Interpretation: The distribution is not properly normal. The age
group with more people is around 90 years old. Apparently there are no
outliers.
INCOME
ggplot(data = dataset, aes( x = Income))+
geom_histogram(binwidth = 20000, fill = "yellow", color = "red")+
labs(title = "Distribution of Income",
x = "Income",
y= "Frequency")

Interpretation: The distribution is not properly normal. The income
group with more people is the one that has an income around 1e+05.
Apparently there are no outliers.
CREDIT SCORE
ggplot(data = dataset, aes( x = Credit_Score))+
geom_histogram(binwidth = 50, fill = "yellow", color = "red")+
labs(title = "Distribution of Credit Score",
x = "Credit Score",
y= "Frequency")

Interpretation: The distribution is not properly normal. The group
with more people is the one that has a Credit Score around 700.
Apparently there are no outliers.
GENDER
Gender_count <- dataset %>%
group_by(Gender) %>%
summarise(Count = n())
ggplot(Gender_count)+
geom_col(aes(x = Gender ,
y = Count ,
fill = Gender))+
labs(title = "Count of People by Gender")

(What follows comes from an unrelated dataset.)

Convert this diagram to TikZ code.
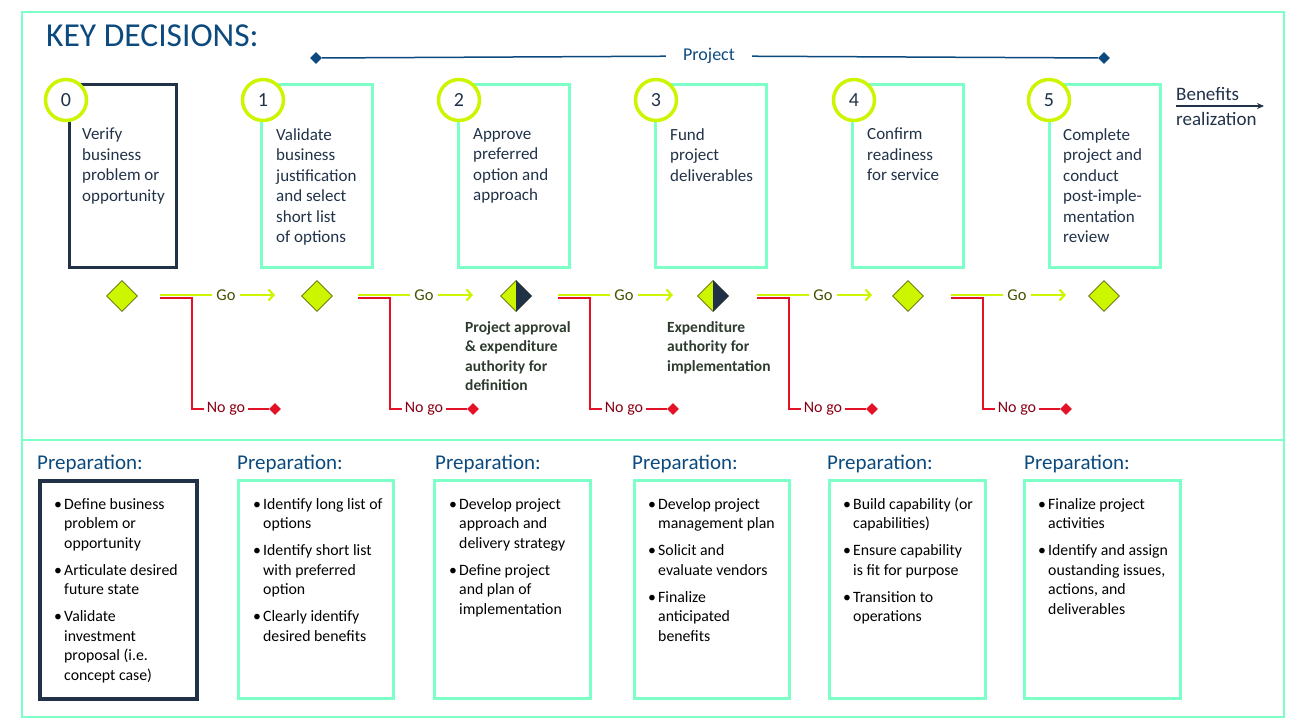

Interpretation: Most of the people are female and there are no cases
of mis-spelling.
REGION
Region_count <- dataset %>%
group_by(Region) %>%
summarise(Count = n())
ggplot(Region_count)+
geom_col(aes(x = Region ,
y = Count ,
fill = Region))+
labs(title = "Count of People by Region")

Interpretation: Most of the people are from the South and there are
no cases of mis-spelling.
(UNOFFICIAL) Explore Correlations
Since there are NAs in the dataset I will postpone this passage
after point 4 where I will decide how to handle missing values.
Altrnatively at this point, just to give a quick look at correlations I
could have followed the following steps:
dataset_no_na <- dataset[complete.cases(dataset[, 1:3]), ]
Compute and visualize the correlation matrix
Correlation_matrix <- cor(dataset_no_na[, 1:3])
corrplot(Correlation_matrix, method = "color")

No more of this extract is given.